The frugal states felt the rules were insufficiently respected, and that their interpretation by the commission was overly accommodating to rule-breakers.
The indebted countries -- for example, Italy whose debt is 140 percent of GDP -- believed the pact was a straitjacket that penalised public investment.
They argued it hindered them from meeting the massive needs for the green and digital transition and rearmament in the face of the Russian threat.
One of the reform's aims is to make sure debt-reduction plans take a country's economic situation into better consideration.
Under the new rules, each state will have to present a four-year plan to ensure the "sustainability" of their debt and how they will reduce the deficit to below three percent, in line with a trajectory formulated by the commission.
Government reforms and investments will be rewarded by allowing them to extend the horizon of their plan to seven years, easing the return to fiscal discipline.
The "sustainability" criteria means countries must put debt on a downward trajectory for the 10 years after their plan ends.
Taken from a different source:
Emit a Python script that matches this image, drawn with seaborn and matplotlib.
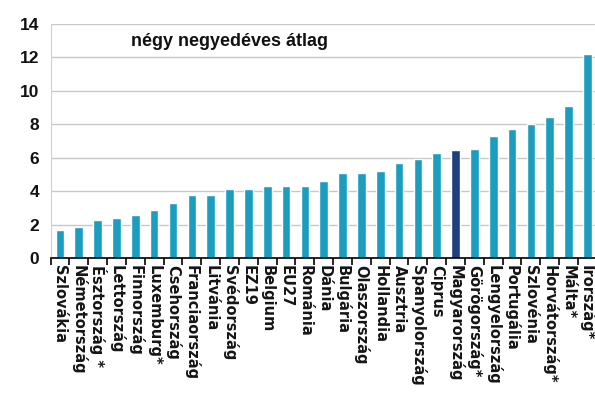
import numpy as np
import pandas as pd
import matplotlib
matplotlib.use("Agg")
import matplotlib.pyplot as plt
from matplotlib.ticker import MultipleLocator, FixedLocator
import seaborn as sns

countries = [
    "Szlovákia", "Németország", "Észtország *", "Lettország", "Finnország",
    "Luxemburg*", "Csehország", "Franciaország", "Litvánia", "Svédország",
    "EZ19", "Belgium", "EU27", "Románia", "Dánia", "Bulgária", "Olaszország",
    "Hollandia", "Ausztria", "Spanyolország", "Ciprus", "Magyarország",
    "Görögország*", "Lengyelország", "Portugália", "Szlovénia",
    "Horvátország*", "Málta*", "Írország*",
]
values = [
    1.65, 1.85, 2.3, 2.4, 2.6, 2.9, 3.3, 3.75, 3.75, 4.1,
    4.1, 4.3, 4.3, 4.3, 4.6, 5.1, 5.1, 5.2, 5.7, 5.95,
    6.25, 6.45, 6.5, 7.3, 7.7, 8.0, 8.45, 9.1, 12.2,
]
highlight = "Magyarország"
title = "négy negyedéves átlag"

base_color = "#1b9dc0"
hl_color = "#1e3f80"

df = pd.DataFrame({"country": countries, "value": values})
palette = {c: (hl_color if c == highlight else base_color) for c in countries}

sns.set_style("white")
plt.rcParams["font.family"] = ["Liberation Sans", "DejaVu Sans"]

fig = plt.figure(figsize=(5.95, 3.97), dpi=100)
ax = fig.add_axes([0.085, 0.350, 0.918, 0.590])

sns.barplot(data=df, x="country", y="value", hue="country", palette=palette,
            width=0.46, legend=False, ax=ax, saturation=1)

ax.set_xlim(-0.5, len(countries) - 0.5)
ax.set_ylim(0, 14)
ax.yaxis.set_major_locator(MultipleLocator(2))
ax.grid(axis="y", color="#c8c8c8", linewidth=1.0)
ax.set_axisbelow(True)

for side in ["top", "right"]:
    ax.spines[side].set_visible(False)
ax.spines["left"].set_color("#d0d0d0")
ax.spines["bottom"].set_color("black")
ax.spines["bottom"].set_linewidth(1.2)

ax.set_xlabel("")
ax.set_ylabel("")

# category separators as outward ticks
ax.xaxis.set_minor_locator(FixedLocator(np.arange(-0.5, len(countries), 1.0)))
ax.tick_params(axis="x", which="minor", length=5, width=1.2, color="black",
               direction="out", bottom=True)
ax.tick_params(axis="x", which="major", length=0, pad=5)
ax.tick_params(axis="y", length=0, pad=8)

ax.set_xticks(range(len(countries)))
ax.set_xticklabels(countries, rotation=270, ha="center", va="top",
                   fontsize=10.5, fontweight="bold", color="#151515",
                   family=["DejaVu Sans"])
for lbl in ax.get_yticklabels():
    lbl.set_fontsize(12.5)
    lbl.set_fontweight("bold")
    lbl.set_color("#111111")

ax.text(0.147, 0.923, title, transform=ax.transAxes, ha="left", va="center",
        fontsize=13, fontweight="bold", color="#111111")

fig.savefig("out.png", dpi=100)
The focus will be on how spending evolves, rather than the deficit itself.
Germany secured an additional requirement in the reform that all countries with excessive deficits must reduce their deficit overshoot by at least a half a percentage point of GDP per year.
And the debt ratio must be lowered by at least one percentage point on average over four or seven years, if the debt is greater than 90 percent of GDP.
Some observers believe the straitjacket still exists.
"For many member states, it will be difficult to successfully consolidate public finances while making major investments," said Andreas Eisl of the Jacques Delors Institute think tank.